By default, Graphix will forbid the execution of unbounded path queries that it cannot safely reason down from “all-paths” to “any-path” or “cheapest/shortest-path”. For dense graphs with lots of edges, this default will prevent a large number of results. For queries where we are certain that the queried subgraph is spare, we can bypass this default with the compiler.permit.unbounded-all-paths setting:

SET `compiler.permit.unbounded-all-paths` "true";

compiler.lukmemory Setting

To avoid enumerating all paths, Graphix is able to recognize when a user specifies a query that only requires to know about the existence of some path. An example of such a query is given below:

FROM
    GRAPH GelpGraph
        (u1:User)-[:FRIENDS_WITH*]->(u2:User)
SELECT DISTINCT
    u1.user_id AS u1_user_id,
    u2.user_id AS u2_user_id;

The SELECT DISTINCT allows Graphix to make an optimization to “stop early” when any path between u1 and u2 is found. After recognition (during compilation), Graphix inserts a hash-partitioned DISTINCT operator on the vertex endpoints of the path into the recursive portion of a query plan. This hash-partitioned DISTINCT operator has a memory budget to remember the vertex endpoints the operator has seen. Similar to an LSM tree, once this budget is exceeded, this DISTINCT operator flushes its in-memory data structure to disk and proceeds to a) populate a new in-memory data structure for writes, and b) searches the flushed data structure (and its current in-memory data structure) for reads. This setting modifies the default memory budget, which might be helpful in minimizing the amount of disk I/O during query processing.

SET `graphix.compiler.lukmemory` "192KB";

Query Hints

By default, Graphix uses AsterixDB’s CBO (cost-based-optimizer) to determine 1) which order to perform JOINs in, and 2) which algorithm to use for each JOIN. For more fine-grained control over the JOIN algorithm used for each pattern, users can specify JOIN hints.

+hashjoin Hint

When AsterixDB’s CBO is disabled, JOINs are evaluated using a hybrid hash JOIN algorithm by default. This algorithm involves:

  1. Consuming all build-side tuples of a JOIN (by default, the right side) to build an in-memory hash table, and spilling tuples that can’t fit into the hash table to a set of partitioned files on disk.
  2. Consuming all probe-side tuples of a JOIN (by default, the left side) and either forwarding probe-build tuple pairs that satisfy the JOIN condition or spilling the candidate probe tuples to another set of partitioned files on disk.
  3. Recursively JOINing the spilled build and probe tuples until all work is exhausted.

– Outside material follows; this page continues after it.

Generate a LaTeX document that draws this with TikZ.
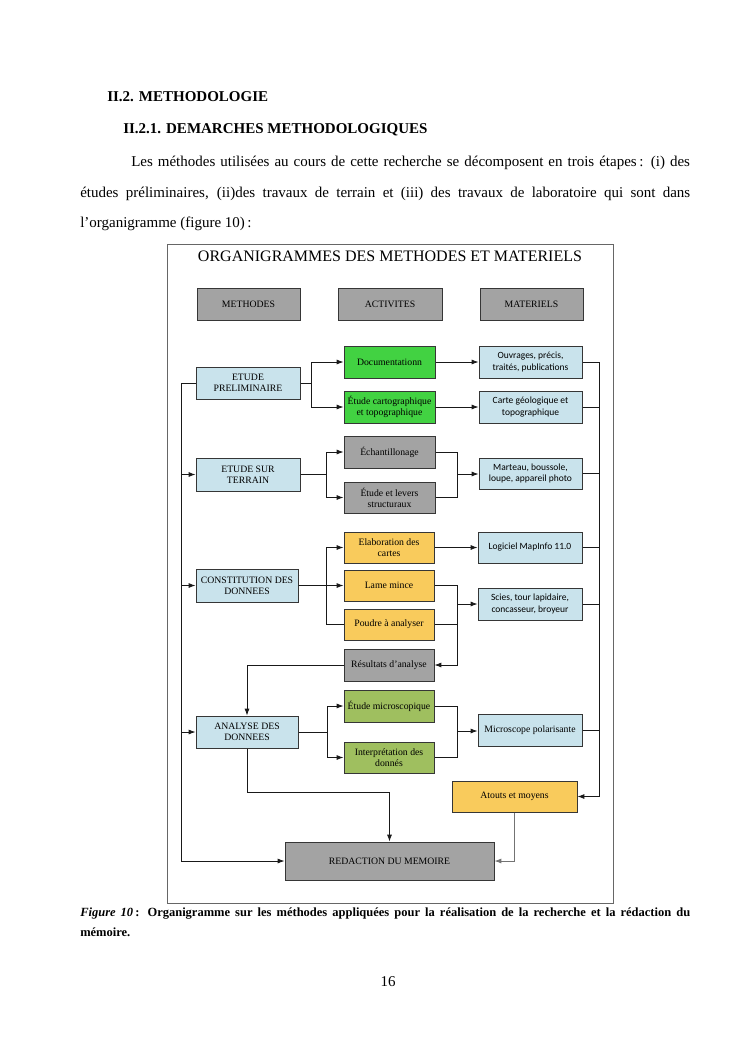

While this hint is available for use with JOINs generated by gSQL++, the current hint grammar does not allow users to describe non-trivial JOINs. To enable hybrid hash JOINs, the recommended approach is to simply disable CBO.

+hash-bcast Hint

While hybrid hash JOIN is a great “default” algorithm for big data with high-cardinality JOINs, it assumes that both the probe and build side of the JOIN do not fit into memory. If all build-side tuples (by default, the right side) can fit into memory, then users could choose a potentially faster JOIN algorithm that broadcasts the build side to all partitions instead of distributing the work based on the JOIN key. This algorithm is known as broadcast hash JOIN. Graphix users can enable this JOIN algorithm by inserting the query hint +hash-bcast into the appropriate places of a vertex, edge, or path pattern.

Vertex to Edge
To tell Graphix that the JOIN used to connect a vertex and an edge should be evaluated with broadcast hash JOIN, insert the +hash-bcast hint immediately before the brackets of an edge (()-/*+hash-bcast*/[]-()) or after the brackets of an edge (()-[]/*+hash-bcast*/-()).
Correlated Vertex
To tell Graphix that the JOIN used to connect a correlated vertex from another MATCH clause should be evaluated with broadcast hash JOIN, insert the +hash-bcast immediately before the closing parentheses of the vertex in the nested MATCH clause ((/*+hash-bcast*/)).
Example
FROM      
    GRAPH GelpGraph
        (u1)-[:FRIENDS_WITH]/*+hash-bcast*/->(u2:User)
WHERE     
    NOT EXISTS ( 
        FROM   
            GRAPH GelpGraph
                (u2/*+hash-bcast*/)<-/*+hash-bcast*/-[:MADE_BY]-(:Review)
        SELECT 
            1 
    )
SELECT    
    u1, 
    u2
LIMIT     
    1;

+indexnl Hint

For analytical queries with many high-degree vertices, using a hash JOIN algorithm makes sense. For more interactive queries however (i.e. queries that access a small portion of the graph), the cost of scanning an entire dataset to build a hash table might be too prohibitive. If there are indexes built on the JOIN field (either primary indexes or secondary indexes), an alternative JOIN method offered by Graphix is the index nested loop JOIN (INLJ). Graphix users can enable this JOIN algorithm by inserting the query hint +indexnl into the appropriate places of a vertex, edge, or path pattern.

Vertex to Edge
To tell Graphix that the JOIN used to connect a vertex and an edge should be evaluated with INLJ, insert the +indexnl hint immediately before the brackets of an edge (()-/*+indexnl*/[]-()) or after the brackets of an edge (()-[]/*+indexnl*/-()).
Correlated Vertex
To tell Graphix that the JOIN used to connect a correlated vertex from another MATCH clause should be evaluated with INLJ, insert the +indexnl immediately before the closing parentheses of the vertex in the nested MATCH clause ((/*+indexnl*/)).
Path Navigation
To tell Graphix that the JOIN used to evaluate each hop of a path should be evaluated with INLJ, insert the +indexnl hint immediately before the closing brackets of a path (()-[+/*+indexnl*/]-()).
Example
FROM      
    GRAPH GelpGraph
        (u1:User)-[:FRIENDS_WITH{,5}/*+indexnl*/]->(u2:User),
        (u2)-[:FRIENDS_WITH]/*+indexnl*/->(u3:User)
WHERE     
    NOT EXISTS ( 
        FROM   
            GRAPH GelpGraph
                (u3/*+indexnl*/)<-/*+indexnl*/-[:MADE_BY]-(:Review)
        SELECT 
            1 
    )
SELECT    
    u1, 
    u2, 
    u3
LIMIT     
    1;